Predictably, there was criticism from the West that the Putin government was using the occasion to refurbish Stalin's legacy and exaggerate Russia's role in the defeat of fascism. The Russian leadership, however, made it clear that by highlighting the "Great Patriotic War", it was not belittling the contributions made by the U.S., Britain, France, China, India and innumerable other countries. It also paid tribute to the role played by resistance movements and national liberation movements. Most of the leaders present in Moscow acknowledged that the world owed a huge debt of gratitude to the Soviet people for their role in the defeat of fascism.

MEANWHILE, in a letter to the Latvian President, Bush said that the end of the Second World War marked the beginning of "Soviet annexation and occupation" of the Baltic states and the "imposition of communism" in Central and Eastern Europe. Naturally, Putin had a different take on the subject. He said: "Our people did not just defend their own homeland - they liberated 11 European states. On the field of battle from the Barents Sea to the Caucasus the aggressor's military machine was broken." Significantly, representatives of two Baltic republics, Estonia and Lithuania, were not present at the ceremony. Also absent was Georgian President Mikhail Saakashvilli, who preferred to stay at home to prepare a grand welcome for the visiting U.S. President. Bush visited Latvia before going to Georgia.

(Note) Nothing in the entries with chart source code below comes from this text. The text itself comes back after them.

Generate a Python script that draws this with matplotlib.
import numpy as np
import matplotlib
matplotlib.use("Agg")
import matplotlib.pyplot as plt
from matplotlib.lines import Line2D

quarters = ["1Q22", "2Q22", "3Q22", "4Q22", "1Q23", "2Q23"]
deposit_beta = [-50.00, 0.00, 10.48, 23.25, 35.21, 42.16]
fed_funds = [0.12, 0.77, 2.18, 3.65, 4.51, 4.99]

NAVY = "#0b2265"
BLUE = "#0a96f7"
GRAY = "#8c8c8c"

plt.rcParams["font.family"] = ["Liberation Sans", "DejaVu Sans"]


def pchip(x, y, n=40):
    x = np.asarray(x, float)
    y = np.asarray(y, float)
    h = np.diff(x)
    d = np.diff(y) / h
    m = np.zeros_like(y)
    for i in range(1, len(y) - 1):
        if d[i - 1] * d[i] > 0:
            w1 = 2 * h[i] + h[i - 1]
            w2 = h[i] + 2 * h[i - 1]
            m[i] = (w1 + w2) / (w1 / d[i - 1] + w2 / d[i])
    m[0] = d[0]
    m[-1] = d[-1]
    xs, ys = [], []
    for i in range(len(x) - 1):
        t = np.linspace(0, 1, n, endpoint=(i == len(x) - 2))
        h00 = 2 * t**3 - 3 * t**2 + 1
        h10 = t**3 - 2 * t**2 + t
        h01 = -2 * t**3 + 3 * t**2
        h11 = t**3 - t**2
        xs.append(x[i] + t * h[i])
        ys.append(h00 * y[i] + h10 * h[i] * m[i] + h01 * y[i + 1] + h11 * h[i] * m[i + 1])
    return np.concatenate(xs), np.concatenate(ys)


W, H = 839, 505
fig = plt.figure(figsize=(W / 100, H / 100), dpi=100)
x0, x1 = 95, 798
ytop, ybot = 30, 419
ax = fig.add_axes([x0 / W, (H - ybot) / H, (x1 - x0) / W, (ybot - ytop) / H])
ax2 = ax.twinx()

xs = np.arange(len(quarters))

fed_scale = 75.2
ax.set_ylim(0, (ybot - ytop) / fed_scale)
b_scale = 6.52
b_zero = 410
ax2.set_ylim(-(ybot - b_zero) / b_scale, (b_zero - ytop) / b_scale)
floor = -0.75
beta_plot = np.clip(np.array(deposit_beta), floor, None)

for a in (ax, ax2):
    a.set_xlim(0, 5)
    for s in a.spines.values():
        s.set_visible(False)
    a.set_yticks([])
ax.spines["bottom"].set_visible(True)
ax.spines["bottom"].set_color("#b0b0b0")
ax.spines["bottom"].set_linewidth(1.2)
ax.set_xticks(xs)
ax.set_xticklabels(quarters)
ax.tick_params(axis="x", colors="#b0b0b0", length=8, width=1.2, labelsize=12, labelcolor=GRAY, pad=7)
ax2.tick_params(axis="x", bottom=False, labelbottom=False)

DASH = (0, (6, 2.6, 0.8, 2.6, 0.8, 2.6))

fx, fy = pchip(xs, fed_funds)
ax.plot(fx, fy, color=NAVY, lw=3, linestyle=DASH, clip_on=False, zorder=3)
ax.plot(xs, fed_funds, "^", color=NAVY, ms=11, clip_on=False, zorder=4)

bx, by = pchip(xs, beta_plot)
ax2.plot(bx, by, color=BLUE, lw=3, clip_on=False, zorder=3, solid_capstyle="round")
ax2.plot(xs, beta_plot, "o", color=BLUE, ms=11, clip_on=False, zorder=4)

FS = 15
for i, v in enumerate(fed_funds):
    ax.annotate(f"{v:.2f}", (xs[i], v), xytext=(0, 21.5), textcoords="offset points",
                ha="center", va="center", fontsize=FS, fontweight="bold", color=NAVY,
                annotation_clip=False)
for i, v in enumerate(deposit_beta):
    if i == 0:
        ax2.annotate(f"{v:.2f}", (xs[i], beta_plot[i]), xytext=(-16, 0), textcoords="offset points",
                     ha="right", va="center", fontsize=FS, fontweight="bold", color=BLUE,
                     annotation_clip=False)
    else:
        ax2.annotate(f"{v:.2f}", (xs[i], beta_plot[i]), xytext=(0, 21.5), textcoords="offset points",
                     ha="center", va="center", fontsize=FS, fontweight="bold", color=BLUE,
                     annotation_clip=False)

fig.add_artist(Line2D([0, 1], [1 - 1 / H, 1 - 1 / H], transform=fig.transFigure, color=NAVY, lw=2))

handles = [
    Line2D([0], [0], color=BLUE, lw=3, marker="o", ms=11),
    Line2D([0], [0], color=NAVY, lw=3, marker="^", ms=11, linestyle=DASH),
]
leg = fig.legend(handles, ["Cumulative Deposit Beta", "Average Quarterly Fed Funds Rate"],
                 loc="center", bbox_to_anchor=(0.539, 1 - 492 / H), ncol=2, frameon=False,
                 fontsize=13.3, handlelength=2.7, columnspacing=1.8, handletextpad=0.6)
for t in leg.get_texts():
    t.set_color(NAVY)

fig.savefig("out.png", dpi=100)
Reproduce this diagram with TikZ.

Russian Foreign Minister Sergey Lavrov took the unusual step of protesting the U.S. President's itinerary. The U.S. State Department said that Bush's trip was planned deliberately to send a message that he did not condone "Russian repression" after the Second World War or now. Interestingly, Putin and Bush did not jointly address the media in Moscow. Bush chose to address a joint press conference with the Georgian President, where he again talked about the need for "democracy" in the region.